The Older Disillusioned
At 5 percent of the population, this group is not large but it is significant. They switched en masse to the Tories – but are set to get even more disillusioned if their towns, mainly in the north and Midlands, carry on declining. They want to stop all immigration, both legal and illegal. They hated Corbyn, but they also dislike Blair and Cameron in equal measure.

Older Swing Voters
Half of this group voted Labour in 2017, half voted Tory – but this time they swung right to "get Brexit done". They're not as racist as the group above, but far more engaged with Brexit. Making up 8 percent of respondents, they voted overwhelmingly to Leave in 2016, but their political values are centrist, not especially right-wing. They dislike Corbyn, Putin and Trump in equal measure – signifying support for a post-1945 world order that is, unfortunately for them, disintegrating.

Older Traditional Recalcitrants
At just 4 percent of the population, these are the mainstream Tories: white, male, over 55 and better off. They really like Boris Johnson, but are negative about Nigel Farage and actually support economic migration.
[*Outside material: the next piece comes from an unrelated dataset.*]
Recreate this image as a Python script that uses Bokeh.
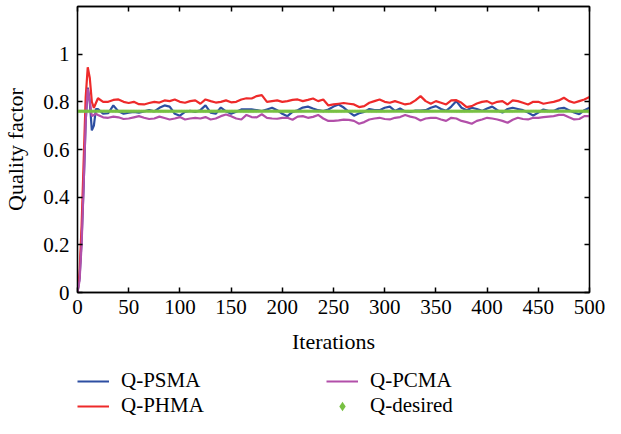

Anti-Corbyn 'Get It Done' Switchers
This is one of the newly discovered tribes in British politics, and at 8 percent of the population a significant one. They're older but not poor. They support Labour's ideas on economics, hate Corbyn and want Brexit. Three-quarters are life-long Labour voters but switched this time. Labour urgently needs to do something to get them to switch back.

Empire 2.0
This is the heartland of the authoritarian right, and big at 12 percent. Their cultural values are strongly right-wing. Though migrants are not on their Christmas card list, their real dislike is reserved for people on welfare. They see Brexit as the route to the revival of Britain's imperial glory. They're older, and mostly comfortably off.

Farageists
This is the northern English counterpart of the Empire brigade, and quite a bit poorer. Brexit, immigration and crime are their obsessions, and if you add their 10 percent to Empire 2.0's 12 percent, that's the voting bloc that switched from Farage to Johnson over the summer and gave the Tories their landslide.